═══ Supplied data

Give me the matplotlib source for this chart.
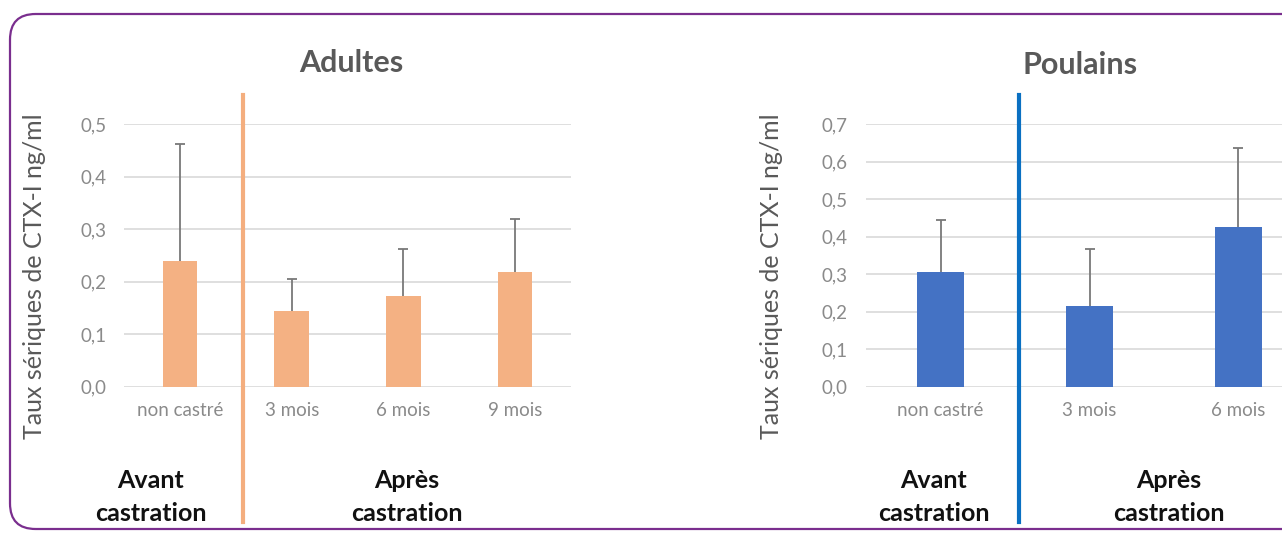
import matplotlib
matplotlib.use("Agg")
import matplotlib.pyplot as plt
from matplotlib.patches import FancyBboxPatch

# --- data -------------------------------------------------------------
adultes_categories = ["non castré", "3 mois", "6 mois", "9 mois"]
adultes_moyenne = [0.240, 0.145, 0.172, 0.218]
adultes_ecart = [0.222, 0.061, 0.090, 0.101]
adultes_ticks = [0.0, 0.1, 0.2, 0.3, 0.4, 0.5]

poulains_categories = ["non castré", "3 mois", "6 mois"]
poulains_moyenne = [0.305, 0.215, 0.425]
poulains_ecart = [0.140, 0.153, 0.211]
poulains_ticks = [0.0, 0.1, 0.2, 0.3, 0.4, 0.5, 0.6, 0.7]

ylabel = "Taux sériques de CTX-I ng/ml"
avant_label = "Avant\ncastration"
apres_label = "Après\ncastration"

# --- style ------------------------------------------------------------
plt.rcParams["font.family"] = ["Lato", "DejaVu Sans"]
W, H = 1282, 533
ORANGE = "#F4B183"
ORANGE_LINE = "#F4AE7E"
BLUE = "#4472C4"
BLUE_LINE = "#0A70C2"
GRID = "#D9D9D9"
TICK_C = "#8A8A8A"
TEXT_C = "#595959"
ERR_C = "#787878"

fig = plt.figure(figsize=(W / 100, H / 100), dpi=100)
fig.patch.set_facecolor("white")


def fx(px):
    return px / W


def fy(py):
    return 1 - py / H


# rounded frame around the panel
frame = FancyBboxPatch((fx(10), fy(529)), fx(1320) - fx(10), fy(14) - fy(529),
                       boxstyle="round,pad=0,rounding_size=0.02",
                       transform=fig.transFigure, fill=False,
                       edgecolor="#7A2E8E", linewidth=1.6, zorder=0,
                       mutation_aspect=W / H)
fig.patches.append(frame)


def fmt(v):
    return f"{v:.1f}".replace(".", ",")


def panel(x0, x1, y_top, y_bot, cats, means, errs, ticks, color, sep_x,
          sep_color, title, title_xy, ylabel_x, avant_x, apres_x):
    ax = fig.add_axes([fx(x0), fy(y_bot), fx(x1) - fx(x0), fy(y_top) - fy(y_bot)])
    xs = list(range(len(cats)))
    ax.bar(xs, means, width=0.31, color=color, zorder=2)
    # upper error bars only (plus direction)
    _, caps, _ = ax.errorbar(xs, means, yerr=[[0] * len(errs), errs],
                             fmt="none", ecolor=ERR_C, elinewidth=1.3,
                             capsize=3.4, capthick=1.3, zorder=3)
    caps[0].set_visible(False)
    ax.set_xlim(-0.5, len(cats) - 0.5)
    ax.set_ylim(ticks[0], ticks[-1])
    ax.set_yticks(ticks)
    ax.set_yticklabels([fmt(t) for t in ticks])
    ax.set_xticks(xs)
    ax.set_xticklabels(cats)
    ax.tick_params(axis="both", length=0, labelsize=13.5, labelcolor=TICK_C)
    ax.tick_params(axis="y", pad=13)
    ax.tick_params(axis="x", pad=11)
    ax.yaxis.grid(True, color=GRID, linewidth=1.2, zorder=0)
    ax.set_axisbelow(True)
    for s in ax.spines.values():
        s.set_visible(False)
    ax.set_facecolor("none")

    # separator line between "before" and "after" groups
    span = y_bot - y_top
    ax.axvline(sep_x, ymin=(y_bot - 522) / span, ymax=(y_bot - 95) / span,
               color=sep_color, linewidth=3.0, clip_on=False, zorder=4)

    fig.text(fx(title_xy[0]), fy(title_xy[1]), title, ha="center",
             va="baseline", fontsize=22, fontweight="bold", color=TEXT_C)
    fig.text(fx(ylabel_x), fy(276), ylabel, rotation=90, ha="center",
             va="center", fontsize=18, color=TEXT_C)
    for lx, lab in ((avant_x, avant_label), (apres_x, apres_label)):
        fig.text(fx(lx), fy(521), lab, ha="center", va="baseline",
                 fontsize=18, fontweight="bold", color="#111111",
                 linespacing=1.5)
    return ax


panel(124.2, 571.0, 124.3, 386.7, adultes_categories, adultes_moyenne,
      adultes_ecart, adultes_ticks, ORANGE, 0.567, ORANGE_LINE,
      "Adultes", (351, 72), 35, 151, 407)

panel(866.0, 1313.0, 124.0, 386.5, poulains_categories, poulains_moyenne,
      poulains_ecart, poulains_ticks, BLUE, 0.527, BLUE_LINE,
      "Poulains", (1080, 74), 772, 934, 1169)

fig.savefig("out.png", dpi=100, facecolor="white")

══════

Take the listing above and print it exactly, apart from the pictures.

Written solution ->
Give me the matplotlib source for this chart.
import matplotlib
matplotlib.use("Agg")
import matplotlib.pyplot as plt
from matplotlib.patches import FancyBboxPatch

# --- data -------------------------------------------------------------
adultes_categories = ["non castré", "3 mois", "6 mois", "9 mois"]
adultes_moyenne = [0.240, 0.145, 0.172, 0.218]
adultes_ecart = [0.222, 0.061, 0.090, 0.101]
adultes_ticks = [0.0, 0.1, 0.2, 0.3, 0.4, 0.5]

poulains_categories = ["non castré", "3 mois", "6 mois"]
poulains_moyenne = [0.305, 0.215, 0.425]
poulains_ecart = [0.140, 0.153, 0.211]
poulains_ticks = [0.0, 0.1, 0.2, 0.3, 0.4, 0.5, 0.6, 0.7]

ylabel = "Taux sériques de CTX-I ng/ml"
avant_label = "Avant\ncastration"
apres_label = "Après\ncastration"

# --- style ------------------------------------------------------------
plt.rcParams["font.family"] = ["Lato", "DejaVu Sans"]
W, H = 1282, 533
ORANGE = "#F4B183"
ORANGE_LINE = "#F4AE7E"
BLUE = "#4472C4"
BLUE_LINE = "#0A70C2"
GRID = "#D9D9D9"
TICK_C = "#8A8A8A"
TEXT_C = "#595959"
ERR_C = "#787878"

fig = plt.figure(figsize=(W / 100, H / 100), dpi=100)
fig.patch.set_facecolor("white")


def fx(px):
    return px / W


def fy(py):
    return 1 - py / H


# rounded frame around the panel
frame = FancyBboxPatch((fx(10), fy(529)), fx(1320) - fx(10), fy(14) - fy(529),
                       boxstyle="round,pad=0,rounding_size=0.02",
                       transform=fig.transFigure, fill=False,
                       edgecolor="#7A2E8E", linewidth=1.6, zorder=0,
                       mutation_aspect=W / H)
fig.patches.append(frame)


def fmt(v):
    return f"{v:.1f}".replace(".", ",")


def panel(x0, x1, y_top, y_bot, cats, means, errs, ticks, color, sep_x,
          sep_color, title, title_xy, ylabel_x, avant_x, apres_x):
    ax = fig.add_axes([fx(x0), fy(y_bot), fx(x1) - fx(x0), fy(y_top) - fy(y_bot)])
    xs = list(range(len(cats)))
    ax.bar(xs, means, width=0.31, color=color, zorder=2)
    # upper error bars only (plus direction)
    _, caps, _ = ax.errorbar(xs, means, yerr=[[0] * len(errs), errs],
                             fmt="none", ecolor=ERR_C, elinewidth=1.3,
                             capsize=3.4, capthick=1.3, zorder=3)
    caps[0].set_visible(False)
    ax.set_xlim(-0.5, len(cats) - 0.5)
    ax.set_ylim(ticks[0], ticks[-1])
    ax.set_yticks(ticks)
    ax.set_yticklabels([fmt(t) for t in ticks])
    ax.set_xticks(xs)
    ax.set_xticklabels(cats)
    ax.tick_params(axis="both", length=0, labelsize=13.5, labelcolor=TICK_C)
    ax.tick_params(axis="y", pad=13)
    ax.tick_params(axis="x", pad=11)
    ax.yaxis.grid(True, color=GRID, linewidth=1.2, zorder=0)
    ax.set_axisbelow(True)
    for s in ax.spines.values():
        s.set_visible(False)
    ax.set_facecolor("none")

    # separator line between "before" and "after" groups
    span = y_bot - y_top
    ax.axvline(sep_x, ymin=(y_bot - 522) / span, ymax=(y_bot - 95) / span,
               color=sep_color, linewidth=3.0, clip_on=False, zorder=4)

    fig.text(fx(title_xy[0]), fy(title_xy[1]), title, ha="center",
             va="baseline", fontsize=22, fontweight="bold", color=TEXT_C)
    fig.text(fx(ylabel_x), fy(276), ylabel, rotation=90, ha="center",
             va="center", fontsize=18, color=TEXT_C)
    for lx, lab in ((avant_x, avant_label), (apres_x, apres_label)):
        fig.text(fx(lx), fy(521), lab, ha="center", va="baseline",
                 fontsize=18, fontweight="bold", color="#111111",
                 linespacing=1.5)
    return ax


panel(124.2, 571.0, 124.3, 386.7, adultes_categories, adultes_moyenne,
      adultes_ecart, adultes_ticks, ORANGE, 0.567, ORANGE_LINE,
      "Adultes", (351, 72), 35, 151, 407)

panel(866.0, 1313.0, 124.0, 386.5, poulains_categories, poulains_moyenne,
      poulains_ecart, poulains_ticks, BLUE, 0.527, BLUE_LINE,
      "Poulains", (1080, 74), 772, 934, 1169)

fig.savefig("out.png", dpi=100, facecolor="white")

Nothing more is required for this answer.